What will the next 50 years bring and what are the implications for the human race?
The International Congress of Genetics will consider these issues in Melbourne, Australia this July.
"With eight Nobel Laureates and hundreds of eminent speakers, the debate will be full and frank," says Dr Phil Batterham, Secretary General of the Congress. "But it won't be complete without representation from the majority of the human race who live in developing countries. They have the most to gain, and the most to lose from the genetics revolution."
James Watson and Francis Crick have agreed to sign an archive quality print of the universally recognized image of the two of them with their DNA model.

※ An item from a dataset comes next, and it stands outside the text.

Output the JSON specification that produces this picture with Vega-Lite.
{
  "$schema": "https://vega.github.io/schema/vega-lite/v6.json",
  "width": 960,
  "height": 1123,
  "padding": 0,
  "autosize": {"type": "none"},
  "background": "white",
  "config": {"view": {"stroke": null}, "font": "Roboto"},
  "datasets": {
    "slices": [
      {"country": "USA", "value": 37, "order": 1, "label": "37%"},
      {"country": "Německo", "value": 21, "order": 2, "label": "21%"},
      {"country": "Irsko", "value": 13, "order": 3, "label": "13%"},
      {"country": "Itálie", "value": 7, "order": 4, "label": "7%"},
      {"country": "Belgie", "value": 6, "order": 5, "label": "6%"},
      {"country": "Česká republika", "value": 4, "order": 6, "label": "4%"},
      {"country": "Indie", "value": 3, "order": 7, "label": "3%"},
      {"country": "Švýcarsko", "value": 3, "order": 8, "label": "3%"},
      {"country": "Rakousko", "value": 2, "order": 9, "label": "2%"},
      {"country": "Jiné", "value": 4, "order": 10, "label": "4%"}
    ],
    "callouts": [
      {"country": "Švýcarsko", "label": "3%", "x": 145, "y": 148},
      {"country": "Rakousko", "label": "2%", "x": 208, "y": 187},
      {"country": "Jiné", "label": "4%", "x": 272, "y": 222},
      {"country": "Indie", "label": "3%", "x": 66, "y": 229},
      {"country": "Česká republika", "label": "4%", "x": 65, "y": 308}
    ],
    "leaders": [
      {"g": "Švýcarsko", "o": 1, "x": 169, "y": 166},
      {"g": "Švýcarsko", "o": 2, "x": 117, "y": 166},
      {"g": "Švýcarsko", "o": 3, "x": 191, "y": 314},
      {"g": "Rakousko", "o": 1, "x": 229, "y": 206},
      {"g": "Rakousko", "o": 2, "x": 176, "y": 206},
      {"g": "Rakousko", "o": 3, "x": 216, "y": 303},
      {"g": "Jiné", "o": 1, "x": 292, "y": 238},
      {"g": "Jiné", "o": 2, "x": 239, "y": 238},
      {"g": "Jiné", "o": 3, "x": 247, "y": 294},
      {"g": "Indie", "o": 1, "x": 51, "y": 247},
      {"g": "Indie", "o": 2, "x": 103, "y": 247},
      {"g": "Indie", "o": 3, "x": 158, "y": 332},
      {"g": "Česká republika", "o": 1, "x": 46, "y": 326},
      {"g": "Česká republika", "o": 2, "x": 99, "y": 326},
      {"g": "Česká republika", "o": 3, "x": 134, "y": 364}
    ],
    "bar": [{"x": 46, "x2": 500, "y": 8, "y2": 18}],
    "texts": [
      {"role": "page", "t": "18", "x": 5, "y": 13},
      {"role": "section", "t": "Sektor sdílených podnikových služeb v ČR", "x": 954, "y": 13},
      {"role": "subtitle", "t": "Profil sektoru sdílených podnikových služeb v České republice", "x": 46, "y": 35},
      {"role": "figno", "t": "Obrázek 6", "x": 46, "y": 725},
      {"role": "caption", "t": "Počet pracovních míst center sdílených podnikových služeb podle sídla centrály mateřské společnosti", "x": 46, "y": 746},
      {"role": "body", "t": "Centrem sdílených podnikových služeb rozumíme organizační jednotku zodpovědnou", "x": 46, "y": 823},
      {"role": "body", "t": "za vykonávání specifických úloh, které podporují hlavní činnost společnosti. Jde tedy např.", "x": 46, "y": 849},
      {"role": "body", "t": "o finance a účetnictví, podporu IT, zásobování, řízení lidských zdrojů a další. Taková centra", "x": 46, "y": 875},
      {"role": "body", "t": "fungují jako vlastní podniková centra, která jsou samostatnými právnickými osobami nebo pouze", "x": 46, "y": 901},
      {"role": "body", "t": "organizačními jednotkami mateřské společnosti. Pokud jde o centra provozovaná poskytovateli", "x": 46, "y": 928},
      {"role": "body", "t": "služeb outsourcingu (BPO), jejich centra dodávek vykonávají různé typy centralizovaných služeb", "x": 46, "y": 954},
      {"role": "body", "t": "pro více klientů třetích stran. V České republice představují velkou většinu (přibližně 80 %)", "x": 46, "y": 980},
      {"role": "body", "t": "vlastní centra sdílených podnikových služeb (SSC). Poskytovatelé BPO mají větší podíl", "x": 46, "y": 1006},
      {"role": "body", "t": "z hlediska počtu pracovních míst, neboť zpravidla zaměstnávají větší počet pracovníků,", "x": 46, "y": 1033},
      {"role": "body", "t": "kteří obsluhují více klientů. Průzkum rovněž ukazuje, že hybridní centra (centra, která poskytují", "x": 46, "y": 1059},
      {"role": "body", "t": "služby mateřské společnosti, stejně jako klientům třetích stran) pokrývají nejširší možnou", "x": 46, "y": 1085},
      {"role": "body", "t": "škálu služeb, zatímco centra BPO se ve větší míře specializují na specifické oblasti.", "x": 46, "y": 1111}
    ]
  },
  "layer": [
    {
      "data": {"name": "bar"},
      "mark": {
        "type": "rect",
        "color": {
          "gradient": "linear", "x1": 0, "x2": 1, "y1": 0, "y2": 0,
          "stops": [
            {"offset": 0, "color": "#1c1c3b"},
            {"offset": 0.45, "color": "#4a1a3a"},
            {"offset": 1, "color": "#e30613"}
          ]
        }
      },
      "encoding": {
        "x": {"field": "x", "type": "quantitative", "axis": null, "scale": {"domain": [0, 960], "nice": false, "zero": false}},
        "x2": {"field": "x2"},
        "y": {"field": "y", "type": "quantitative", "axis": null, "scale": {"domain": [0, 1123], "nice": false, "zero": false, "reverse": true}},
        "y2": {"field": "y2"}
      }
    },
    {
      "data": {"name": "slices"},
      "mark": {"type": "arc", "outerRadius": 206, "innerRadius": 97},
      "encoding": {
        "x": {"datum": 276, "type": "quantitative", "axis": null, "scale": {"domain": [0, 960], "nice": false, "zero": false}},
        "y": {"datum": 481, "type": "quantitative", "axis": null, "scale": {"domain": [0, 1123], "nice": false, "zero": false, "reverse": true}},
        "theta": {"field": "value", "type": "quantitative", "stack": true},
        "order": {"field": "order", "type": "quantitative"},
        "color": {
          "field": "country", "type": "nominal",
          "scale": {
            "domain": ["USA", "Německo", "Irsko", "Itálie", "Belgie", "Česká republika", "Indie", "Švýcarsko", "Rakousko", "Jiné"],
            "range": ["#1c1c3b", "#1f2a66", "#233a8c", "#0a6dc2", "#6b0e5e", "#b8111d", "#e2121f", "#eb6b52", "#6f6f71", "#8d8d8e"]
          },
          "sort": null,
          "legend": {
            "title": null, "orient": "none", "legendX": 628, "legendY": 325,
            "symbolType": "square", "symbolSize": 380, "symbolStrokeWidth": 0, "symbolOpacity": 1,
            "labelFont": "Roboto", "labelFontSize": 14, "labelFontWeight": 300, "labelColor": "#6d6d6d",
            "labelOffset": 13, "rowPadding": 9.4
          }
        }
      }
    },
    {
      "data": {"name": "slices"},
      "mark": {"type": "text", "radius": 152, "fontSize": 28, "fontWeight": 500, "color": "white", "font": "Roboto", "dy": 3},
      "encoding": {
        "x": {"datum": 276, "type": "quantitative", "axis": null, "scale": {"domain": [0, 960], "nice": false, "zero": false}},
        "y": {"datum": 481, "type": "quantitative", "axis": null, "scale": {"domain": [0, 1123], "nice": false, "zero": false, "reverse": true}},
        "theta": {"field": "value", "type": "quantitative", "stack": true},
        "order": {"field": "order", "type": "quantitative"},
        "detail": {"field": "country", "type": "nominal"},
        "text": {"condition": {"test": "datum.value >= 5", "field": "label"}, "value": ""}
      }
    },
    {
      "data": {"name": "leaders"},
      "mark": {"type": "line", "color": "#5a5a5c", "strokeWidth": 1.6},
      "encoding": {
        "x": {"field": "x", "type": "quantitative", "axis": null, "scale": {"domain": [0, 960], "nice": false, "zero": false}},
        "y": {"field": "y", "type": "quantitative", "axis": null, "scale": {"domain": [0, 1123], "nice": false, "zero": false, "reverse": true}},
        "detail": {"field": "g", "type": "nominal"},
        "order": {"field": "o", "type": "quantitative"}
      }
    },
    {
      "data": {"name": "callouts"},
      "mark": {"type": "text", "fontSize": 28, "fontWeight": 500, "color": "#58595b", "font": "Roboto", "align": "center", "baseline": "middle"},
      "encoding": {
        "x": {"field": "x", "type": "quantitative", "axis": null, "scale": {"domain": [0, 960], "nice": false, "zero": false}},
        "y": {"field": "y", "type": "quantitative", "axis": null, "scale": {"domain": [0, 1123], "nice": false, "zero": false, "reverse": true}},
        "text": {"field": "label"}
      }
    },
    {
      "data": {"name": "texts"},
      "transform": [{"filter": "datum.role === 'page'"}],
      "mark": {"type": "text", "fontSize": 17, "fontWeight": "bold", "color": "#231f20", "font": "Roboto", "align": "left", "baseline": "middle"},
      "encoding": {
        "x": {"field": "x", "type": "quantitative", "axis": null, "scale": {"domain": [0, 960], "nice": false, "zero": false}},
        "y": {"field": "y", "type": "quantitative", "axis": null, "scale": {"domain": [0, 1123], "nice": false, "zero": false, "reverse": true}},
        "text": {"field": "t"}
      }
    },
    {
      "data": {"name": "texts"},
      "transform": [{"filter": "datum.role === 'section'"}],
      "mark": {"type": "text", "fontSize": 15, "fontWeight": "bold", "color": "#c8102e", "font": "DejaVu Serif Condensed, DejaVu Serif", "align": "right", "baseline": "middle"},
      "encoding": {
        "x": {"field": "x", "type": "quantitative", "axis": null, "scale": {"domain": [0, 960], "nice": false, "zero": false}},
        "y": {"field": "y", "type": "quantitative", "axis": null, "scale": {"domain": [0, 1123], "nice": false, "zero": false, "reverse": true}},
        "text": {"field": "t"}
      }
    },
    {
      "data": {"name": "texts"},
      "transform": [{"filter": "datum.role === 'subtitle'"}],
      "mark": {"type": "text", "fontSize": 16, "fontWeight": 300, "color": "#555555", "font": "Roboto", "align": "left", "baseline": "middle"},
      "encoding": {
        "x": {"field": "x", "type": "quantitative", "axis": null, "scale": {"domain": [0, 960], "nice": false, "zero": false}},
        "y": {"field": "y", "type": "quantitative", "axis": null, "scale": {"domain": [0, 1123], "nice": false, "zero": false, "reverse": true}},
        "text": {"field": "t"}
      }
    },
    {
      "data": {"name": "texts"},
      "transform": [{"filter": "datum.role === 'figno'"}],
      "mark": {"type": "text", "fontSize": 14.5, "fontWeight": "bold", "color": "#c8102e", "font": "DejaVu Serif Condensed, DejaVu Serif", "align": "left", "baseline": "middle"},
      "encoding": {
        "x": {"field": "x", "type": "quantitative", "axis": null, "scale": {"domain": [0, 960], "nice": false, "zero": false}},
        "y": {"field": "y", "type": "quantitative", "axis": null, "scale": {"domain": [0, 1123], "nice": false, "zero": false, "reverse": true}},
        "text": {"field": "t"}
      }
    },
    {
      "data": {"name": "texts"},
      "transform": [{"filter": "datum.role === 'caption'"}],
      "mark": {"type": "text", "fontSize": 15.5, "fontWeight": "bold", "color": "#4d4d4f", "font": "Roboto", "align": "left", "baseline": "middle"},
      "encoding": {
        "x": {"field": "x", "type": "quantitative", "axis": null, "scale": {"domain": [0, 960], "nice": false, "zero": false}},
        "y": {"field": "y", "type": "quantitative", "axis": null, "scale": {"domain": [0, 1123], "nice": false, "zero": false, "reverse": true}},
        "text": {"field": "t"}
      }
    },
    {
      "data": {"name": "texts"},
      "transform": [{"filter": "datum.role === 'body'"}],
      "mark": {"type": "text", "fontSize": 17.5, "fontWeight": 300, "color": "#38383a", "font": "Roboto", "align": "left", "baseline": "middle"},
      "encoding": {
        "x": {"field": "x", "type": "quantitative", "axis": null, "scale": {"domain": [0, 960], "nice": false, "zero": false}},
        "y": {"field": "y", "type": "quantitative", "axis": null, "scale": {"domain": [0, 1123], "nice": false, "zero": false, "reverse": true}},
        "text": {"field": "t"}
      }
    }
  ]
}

The photographer, Antony Barrington Brown, has also signed the print. The print is being auctioned online with the proceeds going to assist delegates from developing nations to attend the Congress.
"One hundred scientists from developing nations have applied for support to attend the Congress," says Dr Batterham.

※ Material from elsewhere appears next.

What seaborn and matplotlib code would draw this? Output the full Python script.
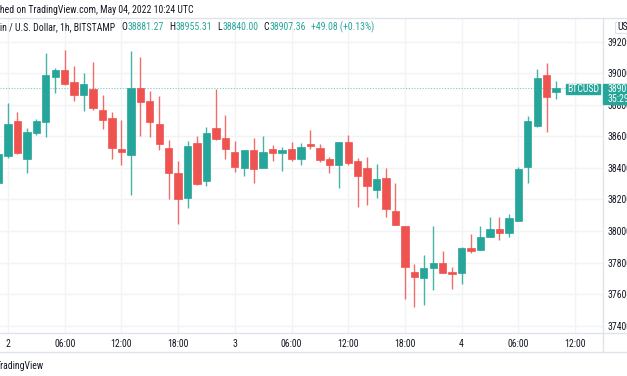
import numpy as np
import pandas as pd
import matplotlib
matplotlib.use("Agg")
import matplotlib.pyplot as plt
import seaborn as sns
from matplotlib import font_manager
from matplotlib.patches import Rectangle
from matplotlib.lines import Line2D

# hourly BTCUSD candles, hour 0 = May 2 00:00 UTC
hours = list(range(-1, 59))
opens = [38305, 38478, 38698, 38455, 38624, 38690, 38978, 39020, 38946, 38862,
         38900, 38768, 38716, 38522, 38483, 38908, 38827, 38679, 38529, 38366,
         38210, 38557, 38317, 38654, 38591, 38503, 38402, 38514, 38402, 38519,
         38497, 38519, 38459, 38551, 38525, 38455, 38419, 38567, 38446, 38398,
         38260, 38335, 38129, 38034, 37738, 37700, 37763, 37799, 37742, 37731,
         37892, 37877, 37964, 38011, 37989, 38063, 38408, 38667, 38992, 38881.27]
highs = [38520, 38815, 38757, 38652, 38709, 39132, 39037, 39149, 39048, 39003,
         39073, 38862, 38757, 38705, 39141, 39103, 38891, 38857, 38578, 38446,
         38573, 38605, 38658, 38900, 38736, 38573, 38514, 38589, 38605, 38544,
         38533, 38563, 38559, 38641, 38552, 38472, 38567, 38610, 38462, 38472,
         38425, 38398, 38307, 38034, 37789, 37848, 38032, 37875, 37770, 37900,
         37981, 38034, 38091, 38091, 38106, 38408, 38730, 39029, 39065, 38955.31]
lows = [38280, 38463, 38490, 38370, 38610, 38599, 38874, 38925, 38827, 38760,
        38768, 38646, 38459, 38419, 38229, 38603, 38599, 38514, 38201, 38044,
        38144, 38290, 38288, 38578, 38457, 38377, 38351, 38307, 38400, 38446,
        38381, 38444, 38417, 38521, 38436, 38366, 38275, 38419, 38154, 38165,
        38211, 38087, 38038, 37568, 37516, 37530, 37625, 37732, 37632, 37663,
        37862, 37877, 37964, 37943, 37964, 38063, 38307, 38659, 38631, 38840.00]
closes = [38489, 38679, 38495, 38629, 38696, 38990, 39020, 38933, 38862, 38933,
          38779, 38707, 38525, 38502, 38908, 38819, 38694, 38552, 38370, 38203,
          38542, 38298, 38624, 38586, 38519, 38404, 38514, 38394, 38500, 38497,
          38516, 38459, 38532, 38540, 38451, 38419, 38567, 38430, 38349, 38286,
          38328, 38138, 38038, 37773, 37706, 37767, 37799, 37732, 37725, 37892,
          37875, 37964, 38011, 37989, 38081, 38392, 38698, 38969, 38853, 38907.36]

tick_hours = [0, 6, 12, 18, 24, 30, 36, 42, 48, 54, 60]
tick_labels = ["2", "06:00", "12:00", "18:00", "3", "06:00", "12:00", "18:00", "4", "06:00", "12:00"]
price_ticks = [37400, 37600, 37800, 38000, 38200, 38400, 38600, 38800, 39000, 39200]

last_close = 38907.36
header = "Published on TradingView.com, May 04, 2022 10:24 UTC"
symbol_title = "Bitcoin / U.S. Dollar, 1h, BITSTAMP"
ohlc_names = ["O", "H", "L", "C"]
ohlc_values = ["38881.27", "38955.31", "38840.00", "38907.36"]
change_text = "+49.08 (+0.13%)"

df = pd.DataFrame({"hour": hours, "open": opens, "high": highs, "low": lows, "close": closes})

sns.set_theme(style="white")
installed = {f.name for f in font_manager.fontManager.ttflist}
narrow = None
for cand in ["Liberation Sans Narrow", "Roboto Condensed", "Open Sans Condensed"]:
    if cand in installed:
        narrow = cand
        break
plt.rcParams["font.family"] = [narrow if narrow else "Lato", "DejaVu Sans"]
FS = 7 if narrow else 6.3

UP = "#26a69a"
DOWN = "#ef5350"
DARK = "#131722"
LINE = "#e0e3eb"
GRID = "#f2f3f5"
W, H = 627, 376

fig = plt.figure(figsize=(6.27, 3.76), dpi=100)
fig.patch.set_facecolor("white")

def fx(x):
    return x / W

def fy(y):
    return 1 - y / H

ax = fig.add_axes([0, fy(333), fx(603), fy(18) - fy(333)])
ax.set_facecolor("white")

up = df["close"] >= df["open"]
colors = np.where(up, UP, DOWN)
ax.vlines(df["hour"], df["low"], df["high"], colors=colors, linewidth=1, alpha=0.85, zorder=2)
body_lo = df[["open", "close"]].min(axis=1)
body_h = (df["close"] - df["open"]).abs().clip(lower=8)
ax.bar(df["hour"], body_h, bottom=body_lo, width=0.78, color=colors, edgecolor=colors,
       linewidth=0.5, zorder=3)

# last price dotted line
ax.axhline(last_close, xmin=0, xmax=566 / 603, color=UP, linestyle=(0, (1, 1.5)),
           linewidth=0.8, alpha=0.6, zorder=1)

ax.set_xlim((0 - 8) / 9.45, (603 - 8) / 9.45)
ax.set_ylim(38000 - 102 * 6.349, 38000 + 213 * 6.349)

ax.set_xticks(tick_hours)
ax.set_xticklabels(tick_labels)
ax.set_yticks(price_ticks)
ax.set_yticklabels([f"{p:.2f}" for p in price_ticks])
ax.yaxis.tick_right()
ax.tick_params(axis="x", length=0, pad=4.5, labelsize=FS, labelcolor=DARK)
ax.tick_params(axis="y", length=0, pad=3.5, labelsize=FS, labelcolor=DARK)
ax.grid(True, color=GRID, linewidth=1)
ax.set_axisbelow(True)
for s in ax.spines.values():
    s.set_visible(False)

# frame lines of the TradingView panes
for y in (18, 333, 352):
    fig.add_artist(Line2D([0, 1], [fy(y), fy(y)], color=LINE, linewidth=1))
fig.add_artist(Line2D([fx(603), fx(603)], [fy(18), fy(352)], color=LINE, linewidth=1))

renderer = fig.canvas.get_renderer()

def text_width(s, size):
    t = fig.text(0, 0, s, fontsize=size)
    w = t.get_window_extent(renderer).width
    t.remove()
    return w

# header line, cut at the left edge
fig.text(fx(-text_width("Publis", FS)), fy(10), header, fontsize=FS, color=DARK,
         va="center", ha="left")

# legend line, title cut at the left edge, then O H L C values
x = -text_width("Bitco", FS)
t = fig.text(fx(x), fy(27), symbol_title, fontsize=FS, color=DARK, va="center", ha="left")
x += t.get_window_extent(renderer).width + 6
for n, v in zip(ohlc_names, ohlc_values):
    t = fig.text(fx(x), fy(27), n, fontsize=FS, color=DARK, va="center", ha="left")
    x += t.get_window_extent(renderer).width + 0.5
    t = fig.text(fx(x), fy(27), v, fontsize=FS, color=UP, va="center", ha="left")
    x += t.get_window_extent(renderer).width + 5
fig.text(fx(x), fy(27), change_text, fontsize=FS, color=UP, va="center", ha="left")

# bottom watermark, first letter cut
fig.text(fx(-text_width("T", FS) * 0.9), fy(366), "TradingView", fontsize=FS, color=DARK,
         va="center", ha="left")

# currency box
fig.add_artist(Rectangle((fx(615), fy(33)), fx(14), fy(22) - fy(33), transform=fig.transFigure,
                         facecolor="white", edgecolor=LINE, linewidth=0.8))
fig.text(fx(617), fy(27.5), "USD", fontsize=FS, color=DARK, va="center", ha="left")

# symbol label and last price box
fig.add_artist(Rectangle((fx(566), fy(94)), fx(34), fy(84) - fy(94), transform=fig.transFigure,
                         facecolor=UP, edgecolor=UP, zorder=5))
fig.text(fx(583), fy(89), "BTCUSD", fontsize=FS, color="white", va="center", ha="center", zorder=6)
fig.add_artist(Rectangle((fx(603), fy(104)), fx(30), fy(84) - fy(104), transform=fig.transFigure,
                         facecolor=UP, edgecolor=UP, zorder=5))
fig.text(fx(607.5), fy(89), f"{last_close:.2f}", fontsize=FS, color="white", va="center", ha="left", zorder=6)
fig.text(fx(607.5), fy(98.5), "35:29", fontsize=FS, color="white", va="center", ha="left", zorder=6)

fig.savefig("out.png", dpi=100, facecolor="white")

With this auction, and the support of our sponsors and the International Genetics Federation we plan to invest a minimum of $100,000 to bring a minimum of 50 of them to the Congress in Melbourne.
"The practical use of genetics in the green revolution of the 20th Century helped save millions of lives. In the 21st Century, genetics has an essential role in contributing to global food security, health care and social justice. But there are dangers as well. We will ensure that the global implications of the new genetics revolution are fully debated and discussed," says Phil Batterham.